The link above should be un-gated. If it is not, please let me know and I can share the article. This is my first, first-author academic publication so go easy on me (and Steve). If you read my recent post about our joint poster at the 2011 Joint Statistical Meetings in Miami, this analysis should sound rather familiar. Please place questions or feedback in the comments if you have them, or feel free to shoot me an email.

We began this work a while back actually as a class project, and decided to turn it into an academic paper with some guidance and encouragement from our adviser. A paper using the same technique came out last year (Frieman, 2010) which gave us a chance to add to this work by including pitcher predictions and extending the work to the economic literature on discrimination in Hall of Fame voting. Our work differs somewhat from Frieman, and this is explained within the paper. In fact, a (very) preliminary version of the work was on this website a while back; however, after the Frieman paper was published, I was worried a bit about getting scooped even more so (no foul play there--just happened to be doing a very similar analysis at the same time).

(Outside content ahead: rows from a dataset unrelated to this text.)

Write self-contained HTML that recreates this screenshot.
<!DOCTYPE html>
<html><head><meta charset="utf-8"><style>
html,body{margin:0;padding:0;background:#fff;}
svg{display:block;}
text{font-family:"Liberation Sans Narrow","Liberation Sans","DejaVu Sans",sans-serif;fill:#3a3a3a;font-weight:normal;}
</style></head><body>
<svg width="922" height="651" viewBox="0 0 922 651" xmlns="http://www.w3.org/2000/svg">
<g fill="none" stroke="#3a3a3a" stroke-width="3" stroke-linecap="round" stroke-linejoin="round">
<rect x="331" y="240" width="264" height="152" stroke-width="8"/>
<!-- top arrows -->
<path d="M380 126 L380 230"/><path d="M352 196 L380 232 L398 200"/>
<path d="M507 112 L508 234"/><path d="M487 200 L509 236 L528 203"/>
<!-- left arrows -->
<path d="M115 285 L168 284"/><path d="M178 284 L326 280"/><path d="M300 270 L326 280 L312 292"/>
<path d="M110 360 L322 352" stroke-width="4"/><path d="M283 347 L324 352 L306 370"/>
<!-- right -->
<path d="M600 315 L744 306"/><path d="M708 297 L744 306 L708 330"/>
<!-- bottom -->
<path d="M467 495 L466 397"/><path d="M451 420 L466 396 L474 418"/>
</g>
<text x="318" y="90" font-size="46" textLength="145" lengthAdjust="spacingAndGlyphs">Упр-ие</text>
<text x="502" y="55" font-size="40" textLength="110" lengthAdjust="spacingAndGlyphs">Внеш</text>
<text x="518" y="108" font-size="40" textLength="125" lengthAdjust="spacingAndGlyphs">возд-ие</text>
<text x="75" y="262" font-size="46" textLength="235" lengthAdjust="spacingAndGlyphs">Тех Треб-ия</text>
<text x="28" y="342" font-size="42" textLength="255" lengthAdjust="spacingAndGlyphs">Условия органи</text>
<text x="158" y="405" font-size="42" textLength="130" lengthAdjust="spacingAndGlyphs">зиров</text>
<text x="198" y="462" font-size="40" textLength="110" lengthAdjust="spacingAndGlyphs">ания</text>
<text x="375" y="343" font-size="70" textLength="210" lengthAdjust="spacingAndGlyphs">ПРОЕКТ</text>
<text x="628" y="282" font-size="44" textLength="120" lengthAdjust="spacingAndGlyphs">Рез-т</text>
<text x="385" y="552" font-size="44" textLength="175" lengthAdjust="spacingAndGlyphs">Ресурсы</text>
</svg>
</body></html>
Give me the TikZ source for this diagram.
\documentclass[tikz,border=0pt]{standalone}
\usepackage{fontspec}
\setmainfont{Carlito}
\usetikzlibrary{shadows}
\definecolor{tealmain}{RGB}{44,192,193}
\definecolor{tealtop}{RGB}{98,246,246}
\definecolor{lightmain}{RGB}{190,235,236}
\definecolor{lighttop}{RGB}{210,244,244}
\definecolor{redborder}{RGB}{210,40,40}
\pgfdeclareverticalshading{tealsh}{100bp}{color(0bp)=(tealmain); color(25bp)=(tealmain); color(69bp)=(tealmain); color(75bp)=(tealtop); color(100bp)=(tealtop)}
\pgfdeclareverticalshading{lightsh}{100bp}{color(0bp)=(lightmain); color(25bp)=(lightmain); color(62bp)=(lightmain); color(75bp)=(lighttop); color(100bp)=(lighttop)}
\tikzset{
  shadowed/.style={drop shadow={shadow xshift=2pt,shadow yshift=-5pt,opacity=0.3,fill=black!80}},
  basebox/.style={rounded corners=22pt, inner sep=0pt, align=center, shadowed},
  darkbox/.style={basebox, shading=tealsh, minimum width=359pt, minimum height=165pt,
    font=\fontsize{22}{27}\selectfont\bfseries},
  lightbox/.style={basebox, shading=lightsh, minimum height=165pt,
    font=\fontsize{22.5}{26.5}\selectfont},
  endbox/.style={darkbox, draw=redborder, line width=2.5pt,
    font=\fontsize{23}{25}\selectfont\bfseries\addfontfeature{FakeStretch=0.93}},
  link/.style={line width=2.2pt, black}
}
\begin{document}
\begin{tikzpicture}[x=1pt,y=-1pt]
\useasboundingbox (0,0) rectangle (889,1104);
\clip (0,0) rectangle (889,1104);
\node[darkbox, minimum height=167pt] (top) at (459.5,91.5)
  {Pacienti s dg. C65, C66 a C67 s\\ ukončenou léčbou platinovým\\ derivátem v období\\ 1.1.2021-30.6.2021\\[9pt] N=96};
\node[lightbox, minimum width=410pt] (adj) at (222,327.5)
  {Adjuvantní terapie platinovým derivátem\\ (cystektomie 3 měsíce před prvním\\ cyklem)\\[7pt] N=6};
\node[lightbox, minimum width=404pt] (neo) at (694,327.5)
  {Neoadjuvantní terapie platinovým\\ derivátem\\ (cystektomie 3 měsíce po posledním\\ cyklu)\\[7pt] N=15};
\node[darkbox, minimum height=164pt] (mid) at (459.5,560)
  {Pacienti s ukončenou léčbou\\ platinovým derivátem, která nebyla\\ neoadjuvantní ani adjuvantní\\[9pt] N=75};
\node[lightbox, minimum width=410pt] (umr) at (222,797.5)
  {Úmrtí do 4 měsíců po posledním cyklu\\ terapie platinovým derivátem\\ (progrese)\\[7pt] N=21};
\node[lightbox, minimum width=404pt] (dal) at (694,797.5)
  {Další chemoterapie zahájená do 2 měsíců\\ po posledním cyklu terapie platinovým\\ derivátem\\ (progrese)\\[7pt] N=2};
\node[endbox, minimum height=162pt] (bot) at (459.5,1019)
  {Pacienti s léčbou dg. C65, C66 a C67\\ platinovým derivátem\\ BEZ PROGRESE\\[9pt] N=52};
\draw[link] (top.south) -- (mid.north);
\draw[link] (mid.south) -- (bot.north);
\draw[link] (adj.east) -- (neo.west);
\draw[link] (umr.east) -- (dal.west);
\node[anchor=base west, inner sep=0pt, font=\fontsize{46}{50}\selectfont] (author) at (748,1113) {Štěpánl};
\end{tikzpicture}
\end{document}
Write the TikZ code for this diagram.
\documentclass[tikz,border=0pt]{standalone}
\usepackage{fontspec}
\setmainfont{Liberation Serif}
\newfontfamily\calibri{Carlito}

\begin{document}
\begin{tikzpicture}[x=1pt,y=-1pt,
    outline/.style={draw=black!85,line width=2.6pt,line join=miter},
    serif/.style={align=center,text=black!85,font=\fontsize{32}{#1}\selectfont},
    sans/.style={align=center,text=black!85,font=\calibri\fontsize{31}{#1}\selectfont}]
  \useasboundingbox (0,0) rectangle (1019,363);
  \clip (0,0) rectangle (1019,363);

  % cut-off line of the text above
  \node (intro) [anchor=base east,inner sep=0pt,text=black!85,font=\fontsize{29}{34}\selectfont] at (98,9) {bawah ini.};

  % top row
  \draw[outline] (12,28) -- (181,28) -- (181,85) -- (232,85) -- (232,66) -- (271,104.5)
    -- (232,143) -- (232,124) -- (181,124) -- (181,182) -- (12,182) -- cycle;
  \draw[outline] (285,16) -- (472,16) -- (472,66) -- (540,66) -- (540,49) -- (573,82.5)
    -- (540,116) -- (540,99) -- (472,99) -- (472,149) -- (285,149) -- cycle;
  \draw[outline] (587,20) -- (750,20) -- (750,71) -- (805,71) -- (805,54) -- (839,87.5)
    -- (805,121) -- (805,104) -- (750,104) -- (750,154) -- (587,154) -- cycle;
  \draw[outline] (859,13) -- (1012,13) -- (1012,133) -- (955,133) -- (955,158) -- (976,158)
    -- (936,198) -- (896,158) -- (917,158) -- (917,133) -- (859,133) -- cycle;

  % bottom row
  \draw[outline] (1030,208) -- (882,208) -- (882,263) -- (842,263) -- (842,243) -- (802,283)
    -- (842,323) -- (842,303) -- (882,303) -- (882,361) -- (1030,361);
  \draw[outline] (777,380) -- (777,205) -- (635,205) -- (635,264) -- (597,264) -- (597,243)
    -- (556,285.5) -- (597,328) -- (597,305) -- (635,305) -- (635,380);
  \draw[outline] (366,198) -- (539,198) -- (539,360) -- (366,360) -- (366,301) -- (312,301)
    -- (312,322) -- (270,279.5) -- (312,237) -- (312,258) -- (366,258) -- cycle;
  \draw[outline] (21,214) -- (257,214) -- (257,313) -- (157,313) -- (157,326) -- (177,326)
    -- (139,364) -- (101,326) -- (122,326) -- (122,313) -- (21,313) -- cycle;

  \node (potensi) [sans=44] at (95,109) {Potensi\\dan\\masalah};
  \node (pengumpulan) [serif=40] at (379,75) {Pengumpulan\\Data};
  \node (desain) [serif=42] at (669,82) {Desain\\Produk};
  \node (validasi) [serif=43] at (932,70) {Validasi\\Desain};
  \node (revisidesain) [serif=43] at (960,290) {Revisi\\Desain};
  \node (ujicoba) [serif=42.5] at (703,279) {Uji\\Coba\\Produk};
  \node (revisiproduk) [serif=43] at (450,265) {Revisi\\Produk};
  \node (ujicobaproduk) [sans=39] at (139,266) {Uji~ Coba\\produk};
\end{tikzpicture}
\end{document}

Of course, R was used exclusively for the analysis. Also, you may note that some familiar names are cited. These include Cy Morong, Bill James, Jayson Stark, Peter Gammons, Tom Verducci, Chris Jaffe and, yes, Tom Tango (related to the Tim Raines site, of course).

If you have crtiticisms, please present them respectfully and keep in mind that we don't think this analysis (or ANY analysis) is the last word on any issue. And also keep in mind future predictions are only based on statistics as of 2009 (without career projections). So they predict future induction under the assumption of retirement after the 2009 season. But it was a lot of fun and it shows some promising results for the using technique in sports prediction. There is a lot of Hall of Fame voting literature out there, and this is another addition to it. Hopefully we can have a comprehensive model of hockey players soon now, too.